## PROVIDED MATERIAL
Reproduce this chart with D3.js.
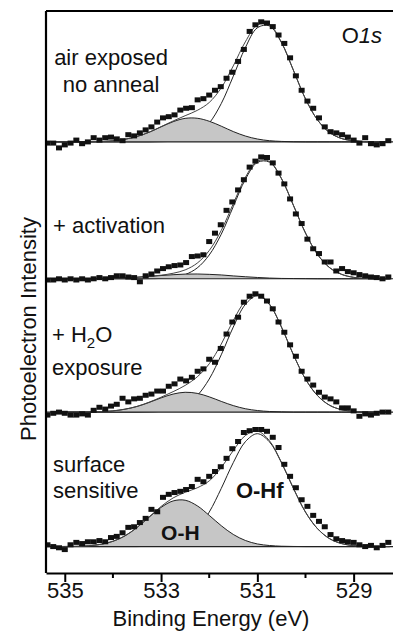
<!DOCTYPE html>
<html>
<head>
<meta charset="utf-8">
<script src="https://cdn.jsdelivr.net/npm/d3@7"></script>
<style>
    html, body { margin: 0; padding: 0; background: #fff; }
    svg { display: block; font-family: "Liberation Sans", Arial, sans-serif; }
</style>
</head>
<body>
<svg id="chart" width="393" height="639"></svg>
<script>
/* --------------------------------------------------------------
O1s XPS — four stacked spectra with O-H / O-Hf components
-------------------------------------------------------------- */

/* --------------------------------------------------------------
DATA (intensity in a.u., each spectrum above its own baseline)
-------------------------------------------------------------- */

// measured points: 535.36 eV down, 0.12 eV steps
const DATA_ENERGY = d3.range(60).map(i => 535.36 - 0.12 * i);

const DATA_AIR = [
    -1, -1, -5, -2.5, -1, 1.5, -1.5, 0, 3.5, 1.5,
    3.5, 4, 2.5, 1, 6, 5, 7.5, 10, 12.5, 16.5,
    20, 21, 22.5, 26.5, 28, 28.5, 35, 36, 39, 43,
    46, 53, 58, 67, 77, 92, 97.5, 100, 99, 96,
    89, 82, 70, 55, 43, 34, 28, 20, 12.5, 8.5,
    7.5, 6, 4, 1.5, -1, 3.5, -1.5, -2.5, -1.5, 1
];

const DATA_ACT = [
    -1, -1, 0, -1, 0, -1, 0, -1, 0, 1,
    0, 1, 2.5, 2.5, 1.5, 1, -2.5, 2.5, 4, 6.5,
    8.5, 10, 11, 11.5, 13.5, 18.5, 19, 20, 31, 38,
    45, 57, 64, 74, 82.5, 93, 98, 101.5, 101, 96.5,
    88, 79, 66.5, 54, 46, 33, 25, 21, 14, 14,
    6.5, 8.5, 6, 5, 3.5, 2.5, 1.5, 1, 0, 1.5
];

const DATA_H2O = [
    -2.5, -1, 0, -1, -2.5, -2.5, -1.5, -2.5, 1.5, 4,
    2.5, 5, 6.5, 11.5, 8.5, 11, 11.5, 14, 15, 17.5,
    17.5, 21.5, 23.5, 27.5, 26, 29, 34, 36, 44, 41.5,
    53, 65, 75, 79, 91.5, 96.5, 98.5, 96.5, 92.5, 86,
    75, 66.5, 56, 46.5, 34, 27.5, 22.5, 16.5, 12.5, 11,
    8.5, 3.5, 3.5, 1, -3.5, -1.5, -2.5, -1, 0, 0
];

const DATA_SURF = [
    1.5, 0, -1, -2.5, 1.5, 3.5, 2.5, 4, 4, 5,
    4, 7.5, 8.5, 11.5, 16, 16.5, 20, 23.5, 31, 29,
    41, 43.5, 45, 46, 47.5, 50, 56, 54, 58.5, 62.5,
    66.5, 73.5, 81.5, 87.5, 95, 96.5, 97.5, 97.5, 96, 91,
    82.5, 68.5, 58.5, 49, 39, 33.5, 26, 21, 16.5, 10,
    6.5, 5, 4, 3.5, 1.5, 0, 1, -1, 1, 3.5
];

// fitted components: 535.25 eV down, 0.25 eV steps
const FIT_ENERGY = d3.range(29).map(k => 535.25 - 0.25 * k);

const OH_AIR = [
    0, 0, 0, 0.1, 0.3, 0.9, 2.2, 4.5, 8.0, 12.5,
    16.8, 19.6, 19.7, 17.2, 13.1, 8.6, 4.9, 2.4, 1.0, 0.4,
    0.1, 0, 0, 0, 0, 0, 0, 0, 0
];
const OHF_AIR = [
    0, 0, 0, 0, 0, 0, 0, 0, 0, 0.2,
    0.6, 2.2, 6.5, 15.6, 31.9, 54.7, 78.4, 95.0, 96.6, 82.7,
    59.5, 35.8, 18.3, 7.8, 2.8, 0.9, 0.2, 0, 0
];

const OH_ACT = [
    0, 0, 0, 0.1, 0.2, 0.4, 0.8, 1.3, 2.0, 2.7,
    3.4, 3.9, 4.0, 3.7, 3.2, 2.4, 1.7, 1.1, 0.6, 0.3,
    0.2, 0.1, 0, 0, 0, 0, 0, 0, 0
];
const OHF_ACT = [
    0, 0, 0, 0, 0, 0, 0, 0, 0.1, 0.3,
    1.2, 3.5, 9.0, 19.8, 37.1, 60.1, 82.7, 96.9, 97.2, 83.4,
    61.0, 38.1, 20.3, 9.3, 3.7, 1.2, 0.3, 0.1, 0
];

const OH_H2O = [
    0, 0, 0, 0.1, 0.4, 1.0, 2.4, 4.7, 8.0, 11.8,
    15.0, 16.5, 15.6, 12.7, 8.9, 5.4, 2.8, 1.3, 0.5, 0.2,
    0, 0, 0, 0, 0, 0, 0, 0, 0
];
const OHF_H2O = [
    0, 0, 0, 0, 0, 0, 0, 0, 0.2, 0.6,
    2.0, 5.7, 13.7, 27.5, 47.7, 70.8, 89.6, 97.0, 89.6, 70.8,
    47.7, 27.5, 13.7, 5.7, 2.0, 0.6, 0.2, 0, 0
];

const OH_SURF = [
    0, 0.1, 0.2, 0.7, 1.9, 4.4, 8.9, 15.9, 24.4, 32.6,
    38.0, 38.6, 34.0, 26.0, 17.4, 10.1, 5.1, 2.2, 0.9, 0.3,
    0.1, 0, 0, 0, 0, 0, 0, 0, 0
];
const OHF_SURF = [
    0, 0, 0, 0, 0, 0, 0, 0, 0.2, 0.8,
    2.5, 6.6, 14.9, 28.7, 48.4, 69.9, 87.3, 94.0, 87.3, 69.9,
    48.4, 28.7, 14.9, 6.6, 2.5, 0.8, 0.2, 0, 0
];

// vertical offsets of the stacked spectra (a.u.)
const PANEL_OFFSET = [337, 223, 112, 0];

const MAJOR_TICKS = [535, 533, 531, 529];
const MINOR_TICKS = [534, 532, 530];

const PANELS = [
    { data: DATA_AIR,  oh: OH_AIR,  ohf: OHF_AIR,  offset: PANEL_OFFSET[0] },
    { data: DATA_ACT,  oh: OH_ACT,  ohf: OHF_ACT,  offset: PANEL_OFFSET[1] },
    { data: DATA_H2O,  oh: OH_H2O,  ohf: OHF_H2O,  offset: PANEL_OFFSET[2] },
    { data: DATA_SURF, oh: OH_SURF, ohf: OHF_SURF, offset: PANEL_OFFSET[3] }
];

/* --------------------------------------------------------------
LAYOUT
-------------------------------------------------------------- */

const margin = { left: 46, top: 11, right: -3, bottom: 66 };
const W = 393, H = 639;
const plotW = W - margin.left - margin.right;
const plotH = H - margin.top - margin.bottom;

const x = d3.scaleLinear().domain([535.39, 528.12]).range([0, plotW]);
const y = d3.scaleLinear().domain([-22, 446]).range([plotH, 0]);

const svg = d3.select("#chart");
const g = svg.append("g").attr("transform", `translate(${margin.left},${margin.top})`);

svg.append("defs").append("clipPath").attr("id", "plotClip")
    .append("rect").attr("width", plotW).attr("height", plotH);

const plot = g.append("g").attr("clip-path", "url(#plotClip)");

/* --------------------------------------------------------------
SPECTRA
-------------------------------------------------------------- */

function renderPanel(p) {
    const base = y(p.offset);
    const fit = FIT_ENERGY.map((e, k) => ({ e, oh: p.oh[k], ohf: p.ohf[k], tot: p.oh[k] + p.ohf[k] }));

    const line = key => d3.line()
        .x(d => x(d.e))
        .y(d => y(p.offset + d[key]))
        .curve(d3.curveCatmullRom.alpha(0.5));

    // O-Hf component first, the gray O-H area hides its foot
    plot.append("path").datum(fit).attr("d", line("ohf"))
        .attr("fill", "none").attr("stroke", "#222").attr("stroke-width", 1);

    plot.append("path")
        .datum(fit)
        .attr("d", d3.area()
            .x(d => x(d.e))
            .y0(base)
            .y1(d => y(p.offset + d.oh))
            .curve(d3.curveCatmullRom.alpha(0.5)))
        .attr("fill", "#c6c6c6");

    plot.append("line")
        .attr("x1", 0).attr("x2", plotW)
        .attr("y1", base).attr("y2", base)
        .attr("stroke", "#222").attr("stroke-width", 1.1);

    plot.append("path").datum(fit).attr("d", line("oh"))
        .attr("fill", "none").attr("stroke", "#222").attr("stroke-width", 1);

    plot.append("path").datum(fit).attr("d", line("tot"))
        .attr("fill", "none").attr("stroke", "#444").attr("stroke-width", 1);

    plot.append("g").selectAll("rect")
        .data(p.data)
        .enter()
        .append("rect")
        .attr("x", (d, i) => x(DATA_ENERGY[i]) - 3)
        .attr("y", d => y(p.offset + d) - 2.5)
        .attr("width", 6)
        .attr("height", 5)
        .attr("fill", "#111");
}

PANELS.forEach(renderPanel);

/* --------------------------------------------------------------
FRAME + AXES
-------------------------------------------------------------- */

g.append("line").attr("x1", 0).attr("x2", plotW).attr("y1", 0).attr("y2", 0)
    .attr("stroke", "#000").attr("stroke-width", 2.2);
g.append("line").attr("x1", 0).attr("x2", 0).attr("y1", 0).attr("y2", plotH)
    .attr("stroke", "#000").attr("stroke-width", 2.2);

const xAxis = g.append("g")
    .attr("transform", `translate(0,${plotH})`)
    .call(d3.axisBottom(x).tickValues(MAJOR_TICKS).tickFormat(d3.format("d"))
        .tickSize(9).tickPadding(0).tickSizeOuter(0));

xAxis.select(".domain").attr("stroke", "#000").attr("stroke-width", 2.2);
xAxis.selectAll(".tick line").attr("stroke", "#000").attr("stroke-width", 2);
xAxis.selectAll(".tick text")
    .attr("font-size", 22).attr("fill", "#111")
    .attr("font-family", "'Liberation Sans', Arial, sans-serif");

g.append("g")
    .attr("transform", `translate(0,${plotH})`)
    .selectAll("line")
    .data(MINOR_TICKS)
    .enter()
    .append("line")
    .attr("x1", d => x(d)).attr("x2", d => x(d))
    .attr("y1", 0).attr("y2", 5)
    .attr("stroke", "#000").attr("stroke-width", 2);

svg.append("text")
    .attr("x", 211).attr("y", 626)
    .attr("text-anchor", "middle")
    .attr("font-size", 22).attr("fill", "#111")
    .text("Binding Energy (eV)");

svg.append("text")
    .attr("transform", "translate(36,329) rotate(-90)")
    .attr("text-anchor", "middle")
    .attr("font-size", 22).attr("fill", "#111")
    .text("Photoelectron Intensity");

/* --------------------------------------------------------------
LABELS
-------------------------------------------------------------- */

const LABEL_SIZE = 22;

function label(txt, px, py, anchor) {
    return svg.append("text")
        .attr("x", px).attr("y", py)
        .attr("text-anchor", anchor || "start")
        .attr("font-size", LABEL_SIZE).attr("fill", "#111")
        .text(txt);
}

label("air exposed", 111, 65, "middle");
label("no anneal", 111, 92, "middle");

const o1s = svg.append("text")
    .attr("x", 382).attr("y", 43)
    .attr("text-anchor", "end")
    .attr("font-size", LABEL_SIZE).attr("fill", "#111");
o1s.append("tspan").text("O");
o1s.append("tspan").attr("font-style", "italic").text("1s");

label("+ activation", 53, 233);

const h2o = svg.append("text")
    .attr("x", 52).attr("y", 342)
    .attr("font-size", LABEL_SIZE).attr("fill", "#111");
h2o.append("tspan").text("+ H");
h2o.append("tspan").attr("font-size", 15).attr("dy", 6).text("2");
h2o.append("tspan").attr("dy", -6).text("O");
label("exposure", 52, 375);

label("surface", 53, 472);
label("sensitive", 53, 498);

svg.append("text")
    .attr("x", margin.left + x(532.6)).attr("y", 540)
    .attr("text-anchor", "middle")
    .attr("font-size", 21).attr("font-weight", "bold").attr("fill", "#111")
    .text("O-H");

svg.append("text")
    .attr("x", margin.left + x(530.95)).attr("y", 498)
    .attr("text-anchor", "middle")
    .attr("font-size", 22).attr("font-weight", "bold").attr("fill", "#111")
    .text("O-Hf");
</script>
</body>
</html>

## AIM
Pictures are excluded; extract exactly the lines from the start of the data through the line that holds "const DATA_ENERGY = d3.range(60).map(i", both ends included.

## RESPONSE
Reproduce this chart with D3.js.
<!DOCTYPE html>
<html>
<head>
<meta charset="utf-8">
<script src="https://cdn.jsdelivr.net/npm/d3@7"></script>
<style>
    html, body { margin: 0; padding: 0; background: #fff; }
    svg { display: block; font-family: "Liberation Sans", Arial, sans-serif; }
</style>
</head>
<body>
<svg id="chart" width="393" height="639"></svg>
<script>
/* --------------------------------------------------------------
O1s XPS — four stacked spectra with O-H / O-Hf components
-------------------------------------------------------------- */

/* --------------------------------------------------------------
DATA (intensity in a.u., each spectrum above its own baseline)
-------------------------------------------------------------- */

// measured points: 535.36 eV down, 0.12 eV steps
const DATA_ENERGY = d3.range(60).map(i => 535.36 - 0.12 * i);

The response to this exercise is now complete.